Habían pasado sólo dos días desde la muerte de Franco. En el Congreso de los Diputados, apareció todo el boato de las grandes ocasiones para adornar la gran incógnita de aquel país. Qué haría quien había sido designado por el dictador para perpetuar lo que debía haber quedado atado y bien atado.

En este reino -desde entonces «reino»- somos muy dados a las interpretaciones. Todo el mundo leyó entre líneas. Y cada uno interpretó para casa. Pronto las decisiones que fue tomando el nuevo Rey fueron clarificando su posición.

Fue su mejor tiempo. Un tiempo de cambio. Un tiempo en el que España se reinventó. Un tiempo en que Juan Carlos I concitó el mayor de los consensos y la más alta de las valoraciones.

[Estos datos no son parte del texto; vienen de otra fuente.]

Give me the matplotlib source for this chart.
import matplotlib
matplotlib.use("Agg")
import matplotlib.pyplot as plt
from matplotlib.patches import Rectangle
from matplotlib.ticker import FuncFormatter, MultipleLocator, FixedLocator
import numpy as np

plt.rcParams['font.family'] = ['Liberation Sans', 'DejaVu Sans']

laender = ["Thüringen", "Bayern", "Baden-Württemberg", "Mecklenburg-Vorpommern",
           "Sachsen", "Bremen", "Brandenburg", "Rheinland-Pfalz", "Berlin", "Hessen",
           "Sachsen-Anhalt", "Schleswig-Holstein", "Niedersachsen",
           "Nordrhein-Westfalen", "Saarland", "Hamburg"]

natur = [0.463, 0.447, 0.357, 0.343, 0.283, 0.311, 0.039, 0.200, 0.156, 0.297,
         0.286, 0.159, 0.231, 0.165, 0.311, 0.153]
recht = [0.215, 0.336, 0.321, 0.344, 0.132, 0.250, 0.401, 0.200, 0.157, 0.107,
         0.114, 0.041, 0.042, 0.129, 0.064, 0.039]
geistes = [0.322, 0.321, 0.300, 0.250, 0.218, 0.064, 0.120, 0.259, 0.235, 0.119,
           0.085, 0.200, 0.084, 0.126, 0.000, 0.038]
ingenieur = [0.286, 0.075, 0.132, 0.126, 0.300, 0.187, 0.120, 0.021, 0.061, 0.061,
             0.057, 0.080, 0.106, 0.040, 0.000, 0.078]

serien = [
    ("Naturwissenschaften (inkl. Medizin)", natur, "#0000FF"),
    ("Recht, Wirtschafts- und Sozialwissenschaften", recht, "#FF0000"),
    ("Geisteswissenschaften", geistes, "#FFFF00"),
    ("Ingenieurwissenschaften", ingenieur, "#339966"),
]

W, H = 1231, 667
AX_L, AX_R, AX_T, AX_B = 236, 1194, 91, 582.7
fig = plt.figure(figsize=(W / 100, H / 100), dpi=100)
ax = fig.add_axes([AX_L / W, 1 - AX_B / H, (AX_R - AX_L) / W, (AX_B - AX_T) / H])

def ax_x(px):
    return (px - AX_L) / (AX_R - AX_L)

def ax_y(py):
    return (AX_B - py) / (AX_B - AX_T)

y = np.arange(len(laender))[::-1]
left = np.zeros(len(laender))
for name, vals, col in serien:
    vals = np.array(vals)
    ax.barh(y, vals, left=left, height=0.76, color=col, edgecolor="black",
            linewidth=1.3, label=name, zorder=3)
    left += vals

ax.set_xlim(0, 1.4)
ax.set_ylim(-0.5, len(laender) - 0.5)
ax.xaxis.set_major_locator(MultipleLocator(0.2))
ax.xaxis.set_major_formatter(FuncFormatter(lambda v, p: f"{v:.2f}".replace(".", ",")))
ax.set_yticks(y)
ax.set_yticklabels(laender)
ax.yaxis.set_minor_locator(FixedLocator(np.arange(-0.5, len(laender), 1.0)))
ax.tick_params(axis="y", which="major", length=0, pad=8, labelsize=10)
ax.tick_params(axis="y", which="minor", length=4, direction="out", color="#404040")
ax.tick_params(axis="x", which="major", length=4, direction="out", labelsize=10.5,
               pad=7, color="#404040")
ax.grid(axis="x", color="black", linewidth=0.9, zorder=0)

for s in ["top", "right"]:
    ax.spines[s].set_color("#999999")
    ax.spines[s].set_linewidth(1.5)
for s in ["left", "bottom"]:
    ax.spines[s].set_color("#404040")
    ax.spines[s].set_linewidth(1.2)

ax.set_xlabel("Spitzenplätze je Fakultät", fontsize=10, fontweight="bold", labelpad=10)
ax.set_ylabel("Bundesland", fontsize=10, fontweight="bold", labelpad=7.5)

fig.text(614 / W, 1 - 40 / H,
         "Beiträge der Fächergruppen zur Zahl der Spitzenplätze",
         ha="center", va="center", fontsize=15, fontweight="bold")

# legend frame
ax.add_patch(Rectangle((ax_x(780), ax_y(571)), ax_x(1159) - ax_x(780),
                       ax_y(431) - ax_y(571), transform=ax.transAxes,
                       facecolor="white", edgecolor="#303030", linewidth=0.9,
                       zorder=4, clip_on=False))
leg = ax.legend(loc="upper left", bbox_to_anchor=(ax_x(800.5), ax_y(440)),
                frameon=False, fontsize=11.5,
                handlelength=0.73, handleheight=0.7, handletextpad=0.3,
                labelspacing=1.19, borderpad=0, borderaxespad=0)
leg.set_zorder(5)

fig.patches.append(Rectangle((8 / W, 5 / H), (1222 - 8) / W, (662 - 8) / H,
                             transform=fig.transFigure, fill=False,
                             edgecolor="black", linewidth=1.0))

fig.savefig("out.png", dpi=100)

Ese tiempo de pasión daría paso tras varias décadas a un tiempo de normalidad. Quizás de rutina. De desencanto. El tedio, tal vez, desgastó a quien demostró que daba lo mejor de sí en la épica de los momentos más convulsos.

La crisis, que castigó duramente a los españoles, añadió las mayores suspicacias hacia la parafernalia monárquica y hacia la conducta de quien la representaba.

Abdicar es un gesto raro. Y noble. Y merece todo mi reconocimiento, aunque cuando escribo estas líneas conozco poco acerca de las razones que le impulsan, más allá de una vaga alusión a su estado de salud.

En cualquier caso, tengo para mí, y lo digo de manera muy personal, que el debate tiene más lógica hoy, en este sufrido país, en el sentido de caminar hacia un Estado social de Derecho, subrayando enormemente lo de «social», que en volver a la vieja polémica de monarquía o república.

Aunque, dejaré para otros aquello de que «abdicado el Rey, viva el Rey».